Problem to work on:
Pick every line with "HTML" from the material below.

Code that draws figures:
>>>>

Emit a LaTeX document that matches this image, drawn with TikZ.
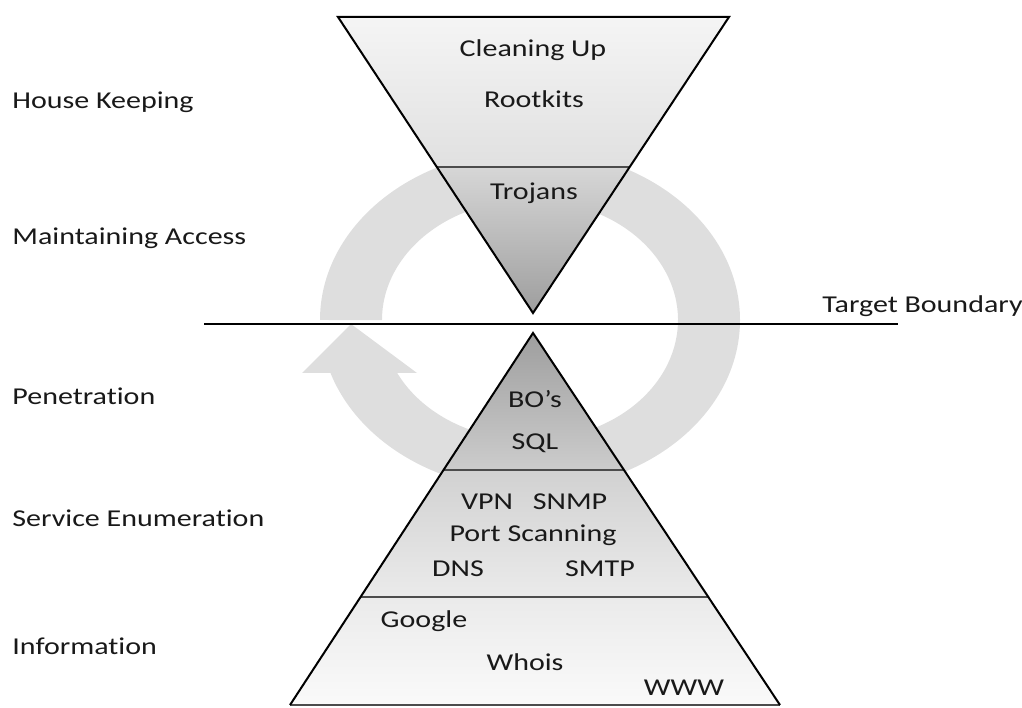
\documentclass[tikz,border=0pt]{standalone}
\usepackage{fontspec}
\setmainfont[FakeStretch=1.24,Ligatures=NoCommon]{Carlito}
\usetikzlibrary{calc}
\newcommand{\labelfont}{\fontsize{12.1}{14}\selectfont}
\definecolor{ringgray}{HTML}{DEDEDE}
\tikzset{>=latex}
\tikzset{
  phase/.style={anchor=base west, inner sep=0pt, font=\labelfont, text=black!90},
  item/.style={anchor=base, inner sep=0pt, font=\labelfont, text=black!90},
  tri/.style={draw=black, line width=1pt, line join=miter},
  layer/.style={draw=black!70, line width=0.8pt},
}

\begin{document}
\begin{tikzpicture}[x=0.5pt,y=0.5pt]
  \useasboundingbox (0,0) rectangle (1022,707);
  % circular arrow behind the triangles
  \fill[ringgray] (320,387) arc (180:-161.8:210 and 170) -- (397.2,334)
    arc (-153.8:180:148 and 120) -- cycle;
  \fill[ringgray] (302,334) -- (351,383) -- (417,334) -- cycle;

  % corners
  \coordinate (tl) at (338,690); \coordinate (tr) at (729,690); \coordinate (ta) at (533,394);
  \coordinate (bl) at (290,2);   \coordinate (br) at (780,2);   \coordinate (ba) at (533,374);
  \coordinate (tdl) at ($(ta)!0.493!(tl)$); \coordinate (tdr) at ($(ta)!0.493!(tr)$);
  \coordinate (b1l) at ($(ba)!0.368!(bl)$); \coordinate (b1r) at ($(ba)!0.368!(br)$);
  \coordinate (b2l) at ($(ba)!0.71!(bl)$);  \coordinate (b2r) at ($(ba)!0.71!(br)$);

  % top triangle
  \shade[top color=black!4, bottom color=black!12] (tl) -- (tr) -- (tdr) -- (tdl) -- cycle;
  \shade[top color=black!16, bottom color=black!38] (tdl) -- (tdr) -- (ta) -- cycle;
  \draw[layer] (tdl) -- (tdr);
  \draw[tri] (tl) -- (tr) -- (ta) -- cycle;

  % bottom triangle
  \shade[top color=black!38, bottom color=black!20] (ba) -- (b1r) -- (b1l) -- cycle;
  \shade[top color=black!18, bottom color=black!8] (b1l) -- (b1r) -- (b2r) -- (b2l) -- cycle;
  \shade[top color=black!8, bottom color=black!2] (b2l) -- (b2r) -- (br) -- (bl) -- cycle;
  \draw[layer] (b1l) -- (b1r);
  \draw[layer] (b2l) -- (b2r);
  \draw[layer] (bl) -- (br);
  \draw[tri] (bl) -- (ba) -- (br);

  % target boundary
  \coordinate (tbl) at (204,383); \coordinate (tbr) at (898,383);
  \draw[line width=1pt] (tbl) -- (tbr);
  \node[phase] (target) at (822,394) {Target Boundary};

  % phases
  \node[phase] (house) at (12,598) {House Keeping};
  \node[phase] (maint) at (12,462) {Maintaining Access};
  \node[phase] (pen)   at (12,302) {Penetration};
  \node[phase] (serv)  at (12,181) {Service Enumeration};
  \node[phase] (info)  at (12,53)  {Information};

  % contents
  \node[item] (clean)  at (533,650) {Cleaning Up};
  \node[item] (root)   at (534,599) {Rootkits};
  \node[item] (troj)   at (534,507) {Trojans};
  \node[item] (bos)    at (535,299) {BO’s};
  \node[item] (sql)    at (535,257) {SQL};
  \node[item] (vpn)    at (487,198) {VPN};
  \node[item] (snmp)   at (570,198) {SNMP};
  \node[item] (port)   at (533,165) {Port Scanning};
  \node[item] (dns)    at (458,131) {DNS};
  \node[item] (smtp)   at (600,131) {SMTP};
  \node[item] (google) at (424,80)  {Google};
  \node[item] (whois)  at (525,37)  {Whois};
  \node[item] (www)    at (684,12)  {WWW};
\end{tikzpicture}
\end{document}
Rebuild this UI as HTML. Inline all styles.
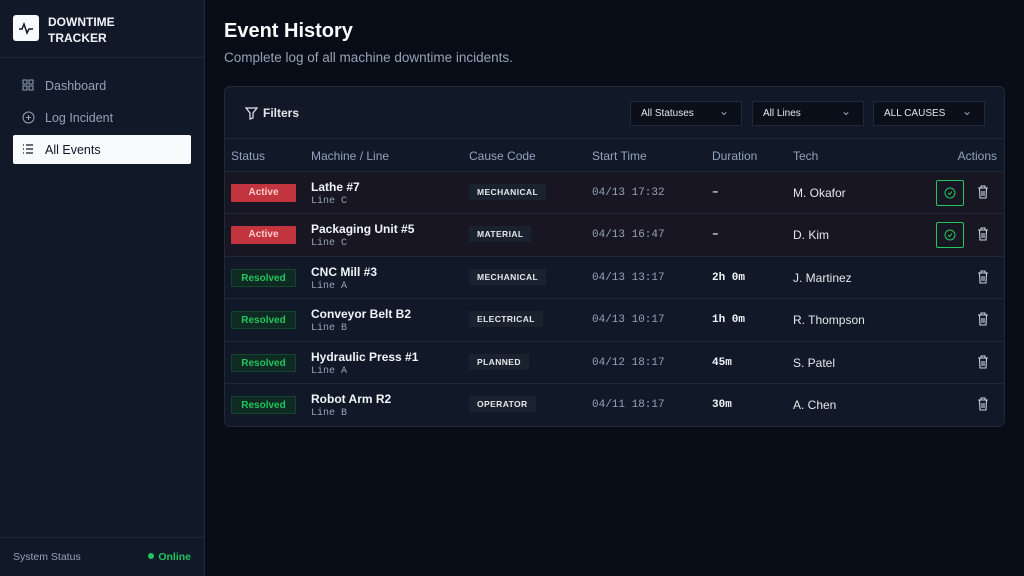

<<<<

Worked answer:
\definecolor{ringgray}{HTML}{DEDEDE}
Rebuild this UI as HTML. Inline all styles.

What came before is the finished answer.